Jack didn't say anything.

"Yeah." She moved her head slowly. "I love you very much, Uncle Jack. I think we're very much alike. But I'm willing to find out who I am. I've got to." She hesitated. "I don't think you admit much to yourself or to the folks around you." It was as if she were looking inside him, shining a searchlight around inside his head and his mind. He was uncomfortable with both the uncompromising glare and the shadows.

"Hey!" The shout came from Ackroyd, ducking his head past the front door. "You gotta see this!
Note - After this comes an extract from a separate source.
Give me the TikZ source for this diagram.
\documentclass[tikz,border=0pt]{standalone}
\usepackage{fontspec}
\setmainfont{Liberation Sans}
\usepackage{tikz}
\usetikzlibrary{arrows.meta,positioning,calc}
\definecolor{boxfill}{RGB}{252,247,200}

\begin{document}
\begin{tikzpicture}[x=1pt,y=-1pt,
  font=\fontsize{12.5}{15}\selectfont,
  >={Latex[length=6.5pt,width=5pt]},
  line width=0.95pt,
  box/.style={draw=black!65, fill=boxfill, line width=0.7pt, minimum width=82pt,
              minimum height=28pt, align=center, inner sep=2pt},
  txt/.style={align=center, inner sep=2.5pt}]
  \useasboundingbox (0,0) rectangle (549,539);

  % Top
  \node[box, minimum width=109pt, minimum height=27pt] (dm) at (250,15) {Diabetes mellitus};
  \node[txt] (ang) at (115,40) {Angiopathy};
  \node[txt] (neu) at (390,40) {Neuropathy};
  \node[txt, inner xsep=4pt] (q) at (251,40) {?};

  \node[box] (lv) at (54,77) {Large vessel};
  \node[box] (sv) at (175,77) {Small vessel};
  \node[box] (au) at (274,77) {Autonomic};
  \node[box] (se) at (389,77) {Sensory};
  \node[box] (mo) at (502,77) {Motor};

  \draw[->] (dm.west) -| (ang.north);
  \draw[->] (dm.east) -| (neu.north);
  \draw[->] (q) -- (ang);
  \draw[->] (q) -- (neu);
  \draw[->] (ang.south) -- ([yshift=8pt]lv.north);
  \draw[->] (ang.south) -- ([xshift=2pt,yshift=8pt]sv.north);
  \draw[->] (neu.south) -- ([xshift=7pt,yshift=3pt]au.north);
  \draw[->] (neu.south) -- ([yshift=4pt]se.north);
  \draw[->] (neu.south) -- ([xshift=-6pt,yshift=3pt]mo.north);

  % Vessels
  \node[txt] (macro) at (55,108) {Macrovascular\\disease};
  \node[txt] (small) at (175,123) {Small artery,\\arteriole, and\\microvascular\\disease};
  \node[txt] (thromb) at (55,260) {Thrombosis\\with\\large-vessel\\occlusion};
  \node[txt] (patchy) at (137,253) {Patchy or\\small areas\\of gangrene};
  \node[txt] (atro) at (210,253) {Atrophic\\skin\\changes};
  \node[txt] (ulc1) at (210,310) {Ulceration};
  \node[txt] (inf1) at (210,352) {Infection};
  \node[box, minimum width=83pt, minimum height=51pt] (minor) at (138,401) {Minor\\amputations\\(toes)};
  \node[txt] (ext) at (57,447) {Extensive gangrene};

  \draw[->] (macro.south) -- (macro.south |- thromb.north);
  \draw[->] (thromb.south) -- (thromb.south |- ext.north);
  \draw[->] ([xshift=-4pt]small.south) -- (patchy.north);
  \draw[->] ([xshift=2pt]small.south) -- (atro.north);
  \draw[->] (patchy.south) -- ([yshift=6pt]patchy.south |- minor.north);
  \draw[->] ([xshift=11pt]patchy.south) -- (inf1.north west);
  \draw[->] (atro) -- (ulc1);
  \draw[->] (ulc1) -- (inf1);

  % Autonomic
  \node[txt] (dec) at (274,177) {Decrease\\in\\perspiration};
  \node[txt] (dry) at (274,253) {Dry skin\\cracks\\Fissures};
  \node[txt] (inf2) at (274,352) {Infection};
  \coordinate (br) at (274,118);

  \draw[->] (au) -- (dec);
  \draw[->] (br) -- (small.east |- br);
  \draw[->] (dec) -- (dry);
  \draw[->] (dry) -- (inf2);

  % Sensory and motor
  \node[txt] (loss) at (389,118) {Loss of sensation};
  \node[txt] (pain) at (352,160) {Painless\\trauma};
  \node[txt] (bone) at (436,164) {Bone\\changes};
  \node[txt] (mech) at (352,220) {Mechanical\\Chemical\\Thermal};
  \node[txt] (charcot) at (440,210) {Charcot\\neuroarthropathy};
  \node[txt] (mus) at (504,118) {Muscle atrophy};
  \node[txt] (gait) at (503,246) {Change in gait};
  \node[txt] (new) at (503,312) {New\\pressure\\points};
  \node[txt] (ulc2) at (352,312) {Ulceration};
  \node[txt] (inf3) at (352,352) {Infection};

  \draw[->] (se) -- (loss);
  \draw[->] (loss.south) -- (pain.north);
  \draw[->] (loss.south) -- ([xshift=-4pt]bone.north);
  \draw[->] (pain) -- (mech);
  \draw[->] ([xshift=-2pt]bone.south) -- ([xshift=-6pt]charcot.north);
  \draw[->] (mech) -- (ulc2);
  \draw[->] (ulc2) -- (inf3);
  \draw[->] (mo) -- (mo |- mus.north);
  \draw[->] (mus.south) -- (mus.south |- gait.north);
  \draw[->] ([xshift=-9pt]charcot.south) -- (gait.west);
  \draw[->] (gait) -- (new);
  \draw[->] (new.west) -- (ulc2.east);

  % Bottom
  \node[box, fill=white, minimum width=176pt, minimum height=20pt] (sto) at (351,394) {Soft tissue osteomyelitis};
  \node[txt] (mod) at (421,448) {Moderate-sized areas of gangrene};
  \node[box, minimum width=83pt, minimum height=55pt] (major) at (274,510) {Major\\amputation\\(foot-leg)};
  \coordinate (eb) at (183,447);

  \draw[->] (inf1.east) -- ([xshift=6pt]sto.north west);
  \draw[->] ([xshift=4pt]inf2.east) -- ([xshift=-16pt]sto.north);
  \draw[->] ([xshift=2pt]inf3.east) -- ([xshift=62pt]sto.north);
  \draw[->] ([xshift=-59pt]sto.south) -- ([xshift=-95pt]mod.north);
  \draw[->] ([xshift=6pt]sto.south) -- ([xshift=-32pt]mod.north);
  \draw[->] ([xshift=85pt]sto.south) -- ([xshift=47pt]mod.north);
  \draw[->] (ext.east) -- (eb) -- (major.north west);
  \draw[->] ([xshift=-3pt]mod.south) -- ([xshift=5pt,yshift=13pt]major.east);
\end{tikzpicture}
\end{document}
All of you." He retreated back outside.

Cordelia and Jack looked at each other. The young woman joined the others heading for the door. Jack hesitated, then followed.
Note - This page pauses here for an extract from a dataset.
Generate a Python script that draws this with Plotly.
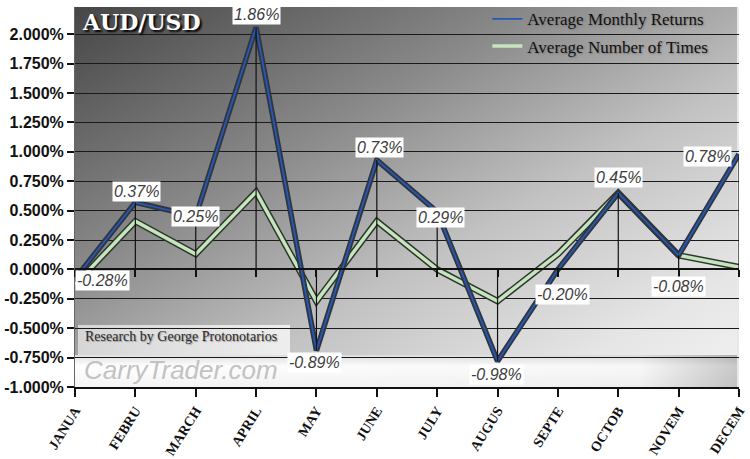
import base64
import numpy as np
import plotly.graph_objects as go

# ---------------- data ----------------
months = ["JANUA", "FEBRU", "MARCH", "APRIL", "MAY", "JUNE",
          "JULY", "AUGUS", "SEPTE", "OCTOB", "NOVEM", "DECEM"]
avg_monthly_returns = [-0.28, 0.37, 0.25, 1.86, -0.89, 0.73,
                       0.29, -0.98, -0.20, 0.45, -0.08, 0.78]
avg_number_of_times = [-0.13, 0.41, 0.13, 0.66, -0.27, 0.41,
                       0.00, -0.27, 0.13, 0.65, 0.12, 0.02]
y_ticks = [-1.0, -0.75, -0.5, -0.25, 0.0, 0.25, 0.5, 0.75, 1.0, 1.25, 1.5, 1.75, 2.0]
y_ticktext = [f"{v:.3f}%" for v in y_ticks]

# ---------------- style ----------------
Y_RANGE = [-1.0, 2.232]
DEPTH = 0.2          # 3-D depth offset of the rear series
Y2_RANGE = [Y_RANGE[0] - DEPTH, Y_RANGE[1] - DEPTH]

blue = np.array(avg_monthly_returns)
green = np.array(avg_number_of_times)
rel = blue + DEPTH
drop_up = np.clip(-rel, 0, None)
drop_down = np.clip(rel, 0, None)

# label offsets (pixels) for data labels
label_shift = [(27, -2), (1, 11), (0, 0), (0, 13), (-2, -12), (3, 13),
               (3, -6), (-1, -13), (5, -25), (0, 16), (0, -31), (-32, -2)]

# background wall (svg gradient)
W, H = 664, 380
svg = f'''<svg xmlns="http://www.w3.org/2000/svg" width="{W}" height="{H}" viewBox="0 0 {W} {H}" preserveAspectRatio="none">
<defs>
<linearGradient id="g" x1="0" y1="0" x2="1" y2="1">
<stop offset="0" stop-color="#464646"/>
<stop offset="0.35" stop-color="#8a8a8a"/>
<stop offset="0.6" stop-color="#c2c2c2"/>
<stop offset="0.85" stop-color="#e6e6e6"/>
<stop offset="1" stop-color="#f2f2f2"/>
</linearGradient>
<linearGradient id="f" x1="0" y1="0" x2="1" y2="0">
<stop offset="0" stop-color="#ffffff"/>
<stop offset="0.85" stop-color="#f8f8f8"/>
<stop offset="1" stop-color="#c8c8c8"/>
</linearGradient>
<linearGradient id="fv" x1="0" y1="0" x2="0" y2="1">
<stop offset="0" stop-color="#000000" stop-opacity="0.12"/>
<stop offset="0.35" stop-color="#000000" stop-opacity="0"/>
<stop offset="1" stop-color="#000000" stop-opacity="0.04"/>
</linearGradient>
<linearGradient id="r" x1="0" y1="0" x2="1" y2="0">
<stop offset="0" stop-color="#d6d6d6"/>
<stop offset="1" stop-color="#eeeeee"/>
</linearGradient>
</defs>
<rect width="{W}" height="{H}" fill="url(#g)"/>
<rect x="0" y="348" width="{W}" height="32" fill="url(#f)"/>
<rect x="0" y="348" width="{W}" height="32" fill="url(#fv)"/>
<rect x="3" y="318" width="212" height="30" fill="url(#r)"/>
<rect x="{W-2}" y="0" width="2" height="{H}" fill="#e8e8e8"/>
</svg>'''
bg_src = "data:image/svg+xml;base64," + base64.b64encode(svg.encode()).decode()

fig = go.Figure()

# rear series: Average Monthly Returns (ribbon look)
fig.add_trace(go.Scatter(x=months, y=blue, yaxis="y2", mode="lines",
                         line=dict(color="#30353f", width=5.5), showlegend=False,
                         hoverinfo="skip"))
fig.add_trace(go.Scatter(x=months, y=blue, yaxis="y2", mode="lines",
                         name="Average Monthly Returns", legendgroup="a",
                         line=dict(color="#2659b5", width=1.8)))

# front series: Average Number of Times
fig.add_trace(go.Scatter(x=months, y=green, mode="lines",
                         line=dict(color="#2c372c", width=6.5), showlegend=False,
                         hoverinfo="skip"))
fig.add_trace(go.Scatter(x=months, y=green, mode="lines",
                         name="Average Number of Times", legendgroup="b",
                         line=dict(color="#c6e4bd", width=3.5)))

# drop lines from the returns series to the zero plane
fig.add_trace(go.Scatter(x=months, y=blue, xaxis="x2", yaxis="y2", mode="markers",
                         marker=dict(size=1, color="rgba(0,0,0,0)"), showlegend=False,
                         hoverinfo="skip",
                         error_y=dict(type="data", symmetric=False, array=drop_up,
                                      arrayminus=drop_down, color="#111111",
                                      thickness=1.2, width=0)))

annotations = []
for m, v, (dx, dy) in zip(months, avg_monthly_returns, label_shift):
    annotations.append(dict(x=m, y=v, xref="x", yref="y2", text=f"{v:.2f}%",
                            showarrow=False, xshift=dx, yshift=dy,
                            bgcolor="white", borderpad=1,
                            font=dict(family="Liberation Sans", size=16,
                                      color="#3c3c3c", style="italic")))

annotations += [
    dict(x=0.008, y=1.0, xref="paper", yref="paper", xanchor="left", yanchor="top",
         text="AUD/USD", showarrow=False,
         font=dict(family="DejaVu Serif", size=22, color="white", weight=900,
                   shadow="2px 2px 2px #000")),
    dict(x=0.012, y=0.132, xref="paper", yref="paper", xanchor="left", yanchor="middle",
         text="Research by George Protonotarios", showarrow=False,
         font=dict(family="Liberation Serif", size=14, color="#2a2a2a",
                   shadow="1px 1px 1px #999")),
    dict(x=0.010, y=0.045, xref="paper", yref="paper", xanchor="left", yanchor="middle",
         text="CarryTrader.com", showarrow=False,
         font=dict(family="Liberation Sans", size=26, color="#c2c2c2", style="italic")),
]

fig.update_layout(
    width=750, height=459,
    margin=dict(l=75, r=11, t=7, b=72, autoexpand=False),
    paper_bgcolor="white",
    plot_bgcolor="rgba(0,0,0,0)",
    showlegend=True,
    legend=dict(x=0.621, y=1.015, xanchor="left", yanchor="top",
                bgcolor="rgba(0,0,0,0)", traceorder="grouped", tracegroupgap=2,
                font=dict(family="Liberation Serif", size=17, color="#111111",
                          shadow="1px 1px 2px #777")),
    xaxis=dict(type="category", range=[0, 11], showgrid=False, automargin=False,
               ticks="outside", ticklen=8, tickwidth=2, tickcolor="#111",
               showline=True, linecolor="#111", linewidth=2,
               tickangle=-58,
               tickfont=dict(family="Liberation Serif", size=14, color="#111",
                             weight=700)),
    xaxis2=dict(type="category", range=[0, 11], overlaying="x", anchor="free",
                position=(0 - Y_RANGE[0]) / (Y_RANGE[1] - Y_RANGE[0]),
                side="bottom", showgrid=False, showticklabels=False, automargin=False,
                ticks="outside", ticklen=7, tickwidth=1.5, tickcolor="#111",
                showline=True, linecolor="#111", linewidth=2),
    yaxis=dict(range=Y_RANGE, tickvals=y_ticks, ticktext=y_ticktext, automargin=False,
               showgrid=True, gridcolor="#1a1a1a", gridwidth=1.3,
               zeroline=True, zerolinecolor="#111", zerolinewidth=2,
               ticks="outside", ticklen=7, tickwidth=2, tickcolor="#111",
               showline=True, linecolor="#666", linewidth=1,
               tickfont=dict(family="Liberation Sans", size=16, color="#111",
                             weight=700)),
    yaxis2=dict(range=Y2_RANGE, overlaying="y", anchor="x", visible=False),
    images=[dict(source=bg_src, xref="paper", yref="paper", x=0, y=1,
                 sizex=1, sizey=1, sizing="stretch", layer="below",
                 xanchor="left", yanchor="top")],
    annotations=annotations,
)

fig.write_html("out.html")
Outside, the night retreated. Dawn was breaking over the East River. Ackroyd stood out in the street and pointed toward the sky. "Will you look at that?"

They all looked. Jack squinted and at first didn't realize what he was staring at. Then the details coalesced.

It was Jetboy's plane. After forty years, the JB-1 soared again above the Manhattan skyline. High-winged and trouttailed, it was indisputably Jetboy's pioneering craft. The red fuselage seemed to glow in the first rays of morning.

There was something wrong with the image. Then Jack realized what it was. Jetboy's plane had speed lines trailing back from the wings and tail. What the hell? he thought. But for the moment, he was as transfixed by the vision as everyone else around him. It was as though they were all collectively holding one breath.

Then things came apart.

One wing of the JB-1 started to fold back and tear away from the fuselage. The plane was breaking up. "Jesus-fucking-jumping-joker-Christ," someone said. It was almost a prayer.